Start THE DATA

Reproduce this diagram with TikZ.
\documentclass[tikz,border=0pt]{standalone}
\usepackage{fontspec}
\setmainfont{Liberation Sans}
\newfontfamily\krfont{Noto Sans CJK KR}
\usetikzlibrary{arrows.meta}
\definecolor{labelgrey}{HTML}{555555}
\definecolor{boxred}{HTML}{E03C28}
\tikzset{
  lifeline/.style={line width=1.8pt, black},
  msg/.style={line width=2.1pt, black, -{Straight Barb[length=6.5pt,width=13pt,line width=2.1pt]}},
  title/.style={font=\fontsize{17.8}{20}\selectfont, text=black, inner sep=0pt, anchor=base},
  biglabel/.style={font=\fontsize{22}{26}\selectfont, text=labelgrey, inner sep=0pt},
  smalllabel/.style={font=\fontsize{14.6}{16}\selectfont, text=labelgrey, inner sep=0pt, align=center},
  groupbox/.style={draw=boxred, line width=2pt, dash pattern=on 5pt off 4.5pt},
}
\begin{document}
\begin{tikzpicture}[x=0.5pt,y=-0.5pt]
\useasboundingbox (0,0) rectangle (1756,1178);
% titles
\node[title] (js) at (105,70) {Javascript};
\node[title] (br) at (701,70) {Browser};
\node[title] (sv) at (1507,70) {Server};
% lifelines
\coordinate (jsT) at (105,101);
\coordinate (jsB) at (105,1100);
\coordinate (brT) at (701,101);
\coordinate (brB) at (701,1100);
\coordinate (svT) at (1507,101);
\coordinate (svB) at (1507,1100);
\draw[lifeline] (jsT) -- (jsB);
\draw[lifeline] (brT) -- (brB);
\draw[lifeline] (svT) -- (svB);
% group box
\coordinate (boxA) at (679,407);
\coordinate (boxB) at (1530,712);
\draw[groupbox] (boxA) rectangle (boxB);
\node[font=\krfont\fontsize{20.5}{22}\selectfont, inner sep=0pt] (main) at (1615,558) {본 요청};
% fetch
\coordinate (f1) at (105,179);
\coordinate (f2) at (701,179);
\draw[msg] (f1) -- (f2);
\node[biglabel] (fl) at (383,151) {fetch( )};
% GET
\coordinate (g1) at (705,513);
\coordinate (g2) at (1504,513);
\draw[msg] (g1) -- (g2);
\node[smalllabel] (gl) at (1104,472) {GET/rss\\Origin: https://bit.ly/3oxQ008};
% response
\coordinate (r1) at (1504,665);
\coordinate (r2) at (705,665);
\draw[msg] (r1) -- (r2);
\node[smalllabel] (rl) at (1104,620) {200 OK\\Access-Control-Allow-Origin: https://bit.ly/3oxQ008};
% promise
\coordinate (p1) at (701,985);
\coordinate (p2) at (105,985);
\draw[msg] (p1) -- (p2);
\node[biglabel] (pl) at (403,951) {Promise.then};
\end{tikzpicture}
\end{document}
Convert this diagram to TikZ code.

End THE DATA

The records above should be duplicated in full, exactly as given.

Reproduce this diagram with TikZ.
\documentclass[tikz,border=0pt]{standalone}
\usepackage{fontspec}
\setmainfont{Liberation Sans}
\newfontfamily\krfont{Noto Sans CJK KR}
\usetikzlibrary{arrows.meta}
\definecolor{labelgrey}{HTML}{555555}
\definecolor{boxred}{HTML}{E03C28}
\tikzset{
  lifeline/.style={line width=1.8pt, black},
  msg/.style={line width=2.1pt, black, -{Straight Barb[length=6.5pt,width=13pt,line width=2.1pt]}},
  title/.style={font=\fontsize{17.8}{20}\selectfont, text=black, inner sep=0pt, anchor=base},
  biglabel/.style={font=\fontsize{22}{26}\selectfont, text=labelgrey, inner sep=0pt},
  smalllabel/.style={font=\fontsize{14.6}{16}\selectfont, text=labelgrey, inner sep=0pt, align=center},
  groupbox/.style={draw=boxred, line width=2pt, dash pattern=on 5pt off 4.5pt},
}
\begin{document}
\begin{tikzpicture}[x=0.5pt,y=-0.5pt]
\useasboundingbox (0,0) rectangle (1756,1178);
% titles
\node[title] (js) at (105,70) {Javascript};
\node[title] (br) at (701,70) {Browser};
\node[title] (sv) at (1507,70) {Server};
% lifelines
\coordinate (jsT) at (105,101);
\coordinate (jsB) at (105,1100);
\coordinate (brT) at (701,101);
\coordinate (brB) at (701,1100);
\coordinate (svT) at (1507,101);
\coordinate (svB) at (1507,1100);
\draw[lifeline] (jsT) -- (jsB);
\draw[lifeline] (brT) -- (brB);
\draw[lifeline] (svT) -- (svB);
% group box
\coordinate (boxA) at (679,407);
\coordinate (boxB) at (1530,712);
\draw[groupbox] (boxA) rectangle (boxB);
\node[font=\krfont\fontsize{20.5}{22}\selectfont, inner sep=0pt] (main) at (1615,558) {본 요청};
% fetch
\coordinate (f1) at (105,179);
\coordinate (f2) at (701,179);
\draw[msg] (f1) -- (f2);
\node[biglabel] (fl) at (383,151) {fetch( )};
% GET
\coordinate (g1) at (705,513);
\coordinate (g2) at (1504,513);
\draw[msg] (g1) -- (g2);
\node[smalllabel] (gl) at (1104,472) {GET/rss\\Origin: https://bit.ly/3oxQ008};
% response
\coordinate (r1) at (1504,665);
\coordinate (r2) at (705,665);
\draw[msg] (r1) -- (r2);
\node[smalllabel] (rl) at (1104,620) {200 OK\\Access-Control-Allow-Origin: https://bit.ly/3oxQ008};
% promise
\coordinate (p1) at (701,985);
\coordinate (p2) at (105,985);
\draw[msg] (p1) -- (p2);
\node[biglabel] (pl) at (403,951) {Promise.then};
\end{tikzpicture}
\end{document}
Convert this diagram to TikZ code.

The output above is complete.